Start of Dataset content

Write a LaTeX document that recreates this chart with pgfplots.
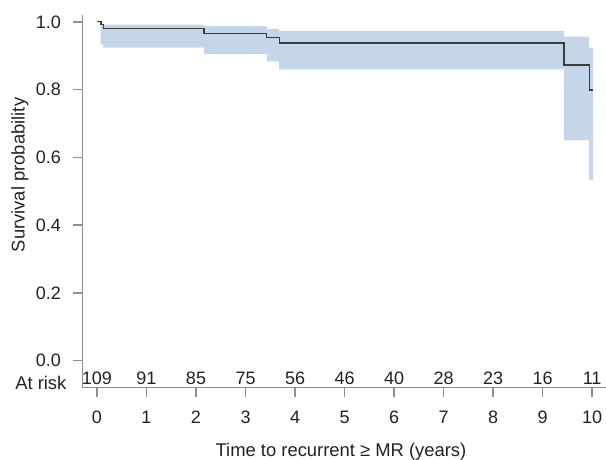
\documentclass[border=0pt]{standalone}
\usepackage{pgfplots}
\pgfplotsset{compat=1.18}
\usepackage{fontspec}
\setmainfont{Liberation Sans}
\definecolor{bandblue}{HTML}{C5D6E8}
\definecolor{curvegray}{HTML}{3C3C3C}
\definecolor{axisgray}{HTML}{8E8E8E}
\definecolor{txt}{HTML}{222222}

\begin{document}
\begin{tikzpicture}
\useasboundingbox (-61.7pt,-53.5pt) rectangle (392.8pt,290.8pt);
\begin{axis}[
    scale only axis,
    width=392.8pt,
    height=279.5pt,
    xmin=-0.297, xmax=10.28,
    ymin=-0.08, ymax=1.02,
    axis x line=bottom,
    axis y line=left,
    axis line style={-, axisgray, line width=1.1pt},
    every tick/.style={axisgray, line width=1.1pt},
    tick align=outside,
    major tick length=7pt,
    xtick={0,1,...,10},
    ytick={0,0.2,...,1.0},
    yticklabel style={/pgf/number format/fixed, /pgf/number format/precision=1,
        /pgf/number format/fixed zerofill, xshift=-5.5pt},
    xticklabel style={yshift=-7pt},
    /pgf/number format/assume math mode=true,
    tick label style={font=\fontsize{13.5}{16}\selectfont, text=txt},
    label style={font=\fontsize{13.8}{16}\selectfont, text=txt},
    xlabel={Time to recurrent ≥ MR (years)},
    ylabel={Survival probability},
    xlabel style={at={(axis description cs:0.494,-0.171)}, anchor=center},
    ylabel style={at={(axis description cs:-0.119,0.571)}, anchor=center},
    clip=false,
]
% confidence band
\addplot[fill=bandblue, draw=none] coordinates {
    (0.075,0.992) (2.16,0.992) (2.16,0.987) (3.43,0.987) (3.43,0.979)
    (3.68,0.979) (3.68,0.973) (9.43,0.973) (9.43,0.956) (9.94,0.956)
    (9.94,0.924) (10.02,0.924) (10.02,0.533) (9.94,0.533) (9.94,0.650)
    (9.43,0.650) (9.43,0.860) (3.68,0.860) (3.68,0.883) (3.43,0.883)
    (3.43,0.905) (2.16,0.905) (2.16,0.924) (0.13,0.924) (0.13,0.933)
    (0.075,0.933)
} --cycle;
% Kaplan-Meier curve
\addplot[const plot, curvegray, line width=1pt] coordinates {
    (0,1.0) (0.08,0.993) (0.13,0.980) (2.16,0.966) (3.43,0.954)
    (3.68,0.9375) (9.43,0.873) (9.94,0.799) (10.02,0.799)
};
% numbers at risk
\addplot[draw=none, mark=none, nodes near coords, point meta=explicit symbolic,
    nodes near coords style={anchor=south, inner sep=0pt, yshift=2pt,
        font=\fontsize{13.5}{16}\selectfont, text=txt}]
    table[meta=n] {
    x y n
    0 -0.08 109
    1 -0.08 91
    2 -0.08 85
    3 -0.08 75
    4 -0.08 56
    5 -0.08 46
    6 -0.08 40
    7 -0.08 28
    8 -0.08 23
    9 -0.08 16
    10 -0.08 11
};
\node[anchor=base east, inner sep=0pt, xshift=-11.7pt, yshift=-1pt,
    font=\fontsize{13.8}{16}\selectfont, text=txt] at (axis cs:-0.297,-0.08) {At risk};
\end{axis}
\end{tikzpicture}
\end{document}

End of Dataset content

Every line above should be returned word for word, with the pictures left behind.

Write a LaTeX document that recreates this chart with pgfplots.
\documentclass[border=0pt]{standalone}
\usepackage{pgfplots}
\pgfplotsset{compat=1.18}
\usepackage{fontspec}
\setmainfont{Liberation Sans}
\definecolor{bandblue}{HTML}{C5D6E8}
\definecolor{curvegray}{HTML}{3C3C3C}
\definecolor{axisgray}{HTML}{8E8E8E}
\definecolor{txt}{HTML}{222222}

\begin{document}
\begin{tikzpicture}
\useasboundingbox (-61.7pt,-53.5pt) rectangle (392.8pt,290.8pt);
\begin{axis}[
    scale only axis,
    width=392.8pt,
    height=279.5pt,
    xmin=-0.297, xmax=10.28,
    ymin=-0.08, ymax=1.02,
    axis x line=bottom,
    axis y line=left,
    axis line style={-, axisgray, line width=1.1pt},
    every tick/.style={axisgray, line width=1.1pt},
    tick align=outside,
    major tick length=7pt,
    xtick={0,1,...,10},
    ytick={0,0.2,...,1.0},
    yticklabel style={/pgf/number format/fixed, /pgf/number format/precision=1,
        /pgf/number format/fixed zerofill, xshift=-5.5pt},
    xticklabel style={yshift=-7pt},
    /pgf/number format/assume math mode=true,
    tick label style={font=\fontsize{13.5}{16}\selectfont, text=txt},
    label style={font=\fontsize{13.8}{16}\selectfont, text=txt},
    xlabel={Time to recurrent ≥ MR (years)},
    ylabel={Survival probability},
    xlabel style={at={(axis description cs:0.494,-0.171)}, anchor=center},
    ylabel style={at={(axis description cs:-0.119,0.571)}, anchor=center},
    clip=false,
]
% confidence band
\addplot[fill=bandblue, draw=none] coordinates {
    (0.075,0.992) (2.16,0.992) (2.16,0.987) (3.43,0.987) (3.43,0.979)
    (3.68,0.979) (3.68,0.973) (9.43,0.973) (9.43,0.956) (9.94,0.956)
    (9.94,0.924) (10.02,0.924) (10.02,0.533) (9.94,0.533) (9.94,0.650)
    (9.43,0.650) (9.43,0.860) (3.68,0.860) (3.68,0.883) (3.43,0.883)
    (3.43,0.905) (2.16,0.905) (2.16,0.924) (0.13,0.924) (0.13,0.933)
    (0.075,0.933)
} --cycle;
% Kaplan-Meier curve
\addplot[const plot, curvegray, line width=1pt] coordinates {
    (0,1.0) (0.08,0.993) (0.13,0.980) (2.16,0.966) (3.43,0.954)
    (3.68,0.9375) (9.43,0.873) (9.94,0.799) (10.02,0.799)
};
% numbers at risk
\addplot[draw=none, mark=none, nodes near coords, point meta=explicit symbolic,
    nodes near coords style={anchor=south, inner sep=0pt, yshift=2pt,
        font=\fontsize{13.5}{16}\selectfont, text=txt}]
    table[meta=n] {
    x y n
    0 -0.08 109
    1 -0.08 91
    2 -0.08 85
    3 -0.08 75
    4 -0.08 56
    5 -0.08 46
    6 -0.08 40
    7 -0.08 28
    8 -0.08 23
    9 -0.08 16
    10 -0.08 11
};
\node[anchor=base east, inner sep=0pt, xshift=-11.7pt, yshift=-1pt,
    font=\fontsize{13.8}{16}\selectfont, text=txt] at (axis cs:-0.297,-0.08) {At risk};
\end{axis}
\end{tikzpicture}
\end{document}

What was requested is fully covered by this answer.